MITT ROMNEY is running for president. But, first, will he seek reelection as governor?
Back in December, Governor Romney told the Globe's Frank Phillips, "Plan on it." That was widely interpreted as "yes" -- Romney would definitely run for governor in 2006. Now, the statement is being reinterpreted as "maybe."
"It doesn't have the feel of a gear-up to run for reelection," says Peter Blute, a radio talk show host and a former Bay State Republican congressman. "I don't see it yet," says Blute, in reference to what the average gubernatorial candidate for reelection would be doing: "moving around the state, making major speeches on the tough issues."
Increasingly, Romney's focus lies outside Massachusetts. The governor is taking high-profile positions on national issues, and he is doing it with an eye toward cultivating a national candidacy.
For Romney, the political calculation regarding the decision to seek reelection comes down to whether winning a second term as governor helps his bid for national office.
Plus, there is another calculation: What if he runs for reelection and loses?
"One of the things that shocked me and I know shocked Governor Romney, is how much the Republican candidates were dismissed in the last election," says Blute. "We have, arguably, become bluer than ever before. . . . This state is tough for Republicans." In the 2004 election cycle, 28 Senate seats and 91 House seats were contested. Despite Romney's best efforts to campaign and raise money for fellow Republicans, his party lost one of seven seats in the Senate and two of 22 seats in the House.
Adds Blute: "I think he could run and win if he flexed his muscle. . . . But he has to run hard."
Michael S. Dukakis used a landslide victory in 1986 and the platform of the "Massachusetts Miracle" to launch a bid for his party's 1988 presidential nomination. Even if he beats a Democrat in 2006, the formula doesn't work quite the same way for Romney. He faces different political challenges at home and in red state America.
When Dukakis and more recently, Senator John Kerry sought national office, friendly Massachusetts Democrats did all they could to help their cause. Romney must contend with an unfriendly Legislature and a lineup of challengers that is likely to include two well-known, popular Democrats: Attorney General Thomas F. Reilly and Secretary of State William F. Galvin.
Beyond Massachusetts, Romney faces a world hostile to this blue state enclave. To help two Bushes reach the White House, the GOP generated a great deal of anti-Massachusetts sentiment. The phrase "Massachusetts liberal" became a pejorative when George Herbert Walker Bush ran against Dukakis in 1988; 15 years later, George W. Bush used it to hurt Kerry in their 2004 matchup.

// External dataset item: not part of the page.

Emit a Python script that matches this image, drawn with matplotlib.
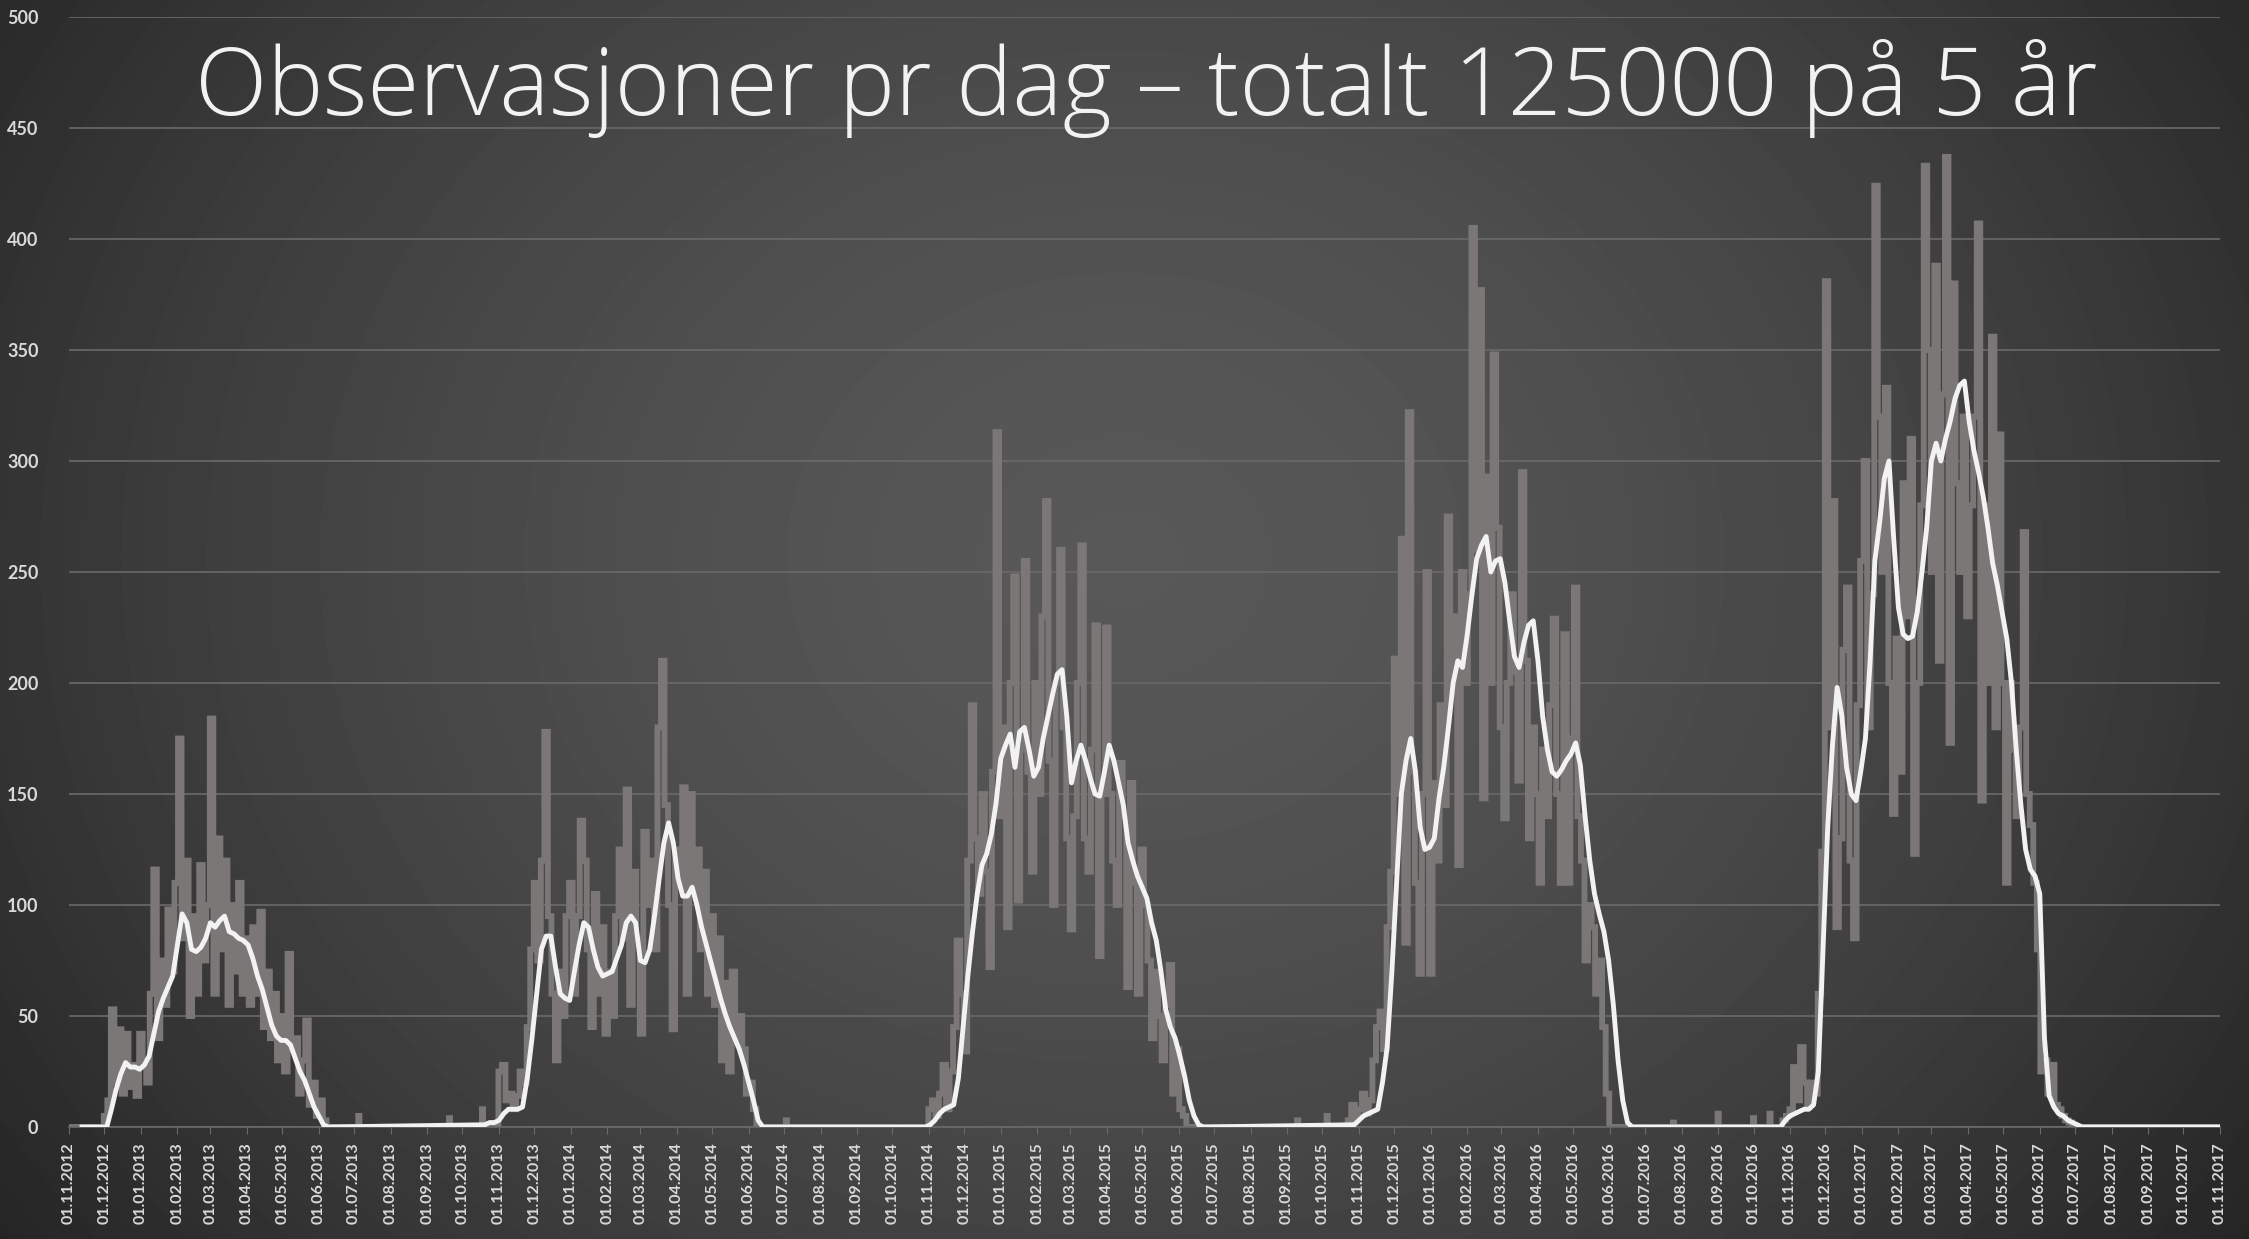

Because they have to be palatable to Massachusetts liberals, Bay State Republicans have a tough time garnering respect from conservatives who dominate their party. To run for governor in 2002, Romney played up his moderate credentials. For example, after telling a Salt Lake City newspaper he preferred not to be labeled "prochoice," he returned to Massachusetts as a gubernatorial candidate and insisted that he is "prochoice" -- personally opposed to abortion, but in support of basic Roe v. Wade abortion rights. Now, Romney is tacking further right on issues such as same-sex marriage and stem cell research.
It is unlikely he will reveal his true intentions anytime soon. Political lame ducks are not happy ducks. But the uncertainty over his plans presents an unpleasant dilemma for the Bay State's already weak GOP. There is no obvious Romney-like candidate for '06, ready to leap from saving a winter Olympics in Utah to leading the charge against Democrats in Massachusetts.
If Romney does not run, the list of possible GOP candidates usually includes Lieutenant Governor Kerry Healey; Charles D. Baker, a former Weld administration official and the current president and CEO of Harvard Pilgrim Health Care; and White House chief of staff Andrew H. Card Jr., a Holbrook native and onetime member of the Massachusetts House of Representatives. Card lost a bid to be the Massachusetts GOP gubernatorial nominee in 1982.
Says Blute: "The best scenario for the Republican Party in Massachusetts is for Mitt Romney to run for reelection and run hard, to make the case, here are the issues of the future."
The best scenario for the Republican party in Massachusetts may not be the best scenario for Romney. For Romney, it's all about priorities -- his own.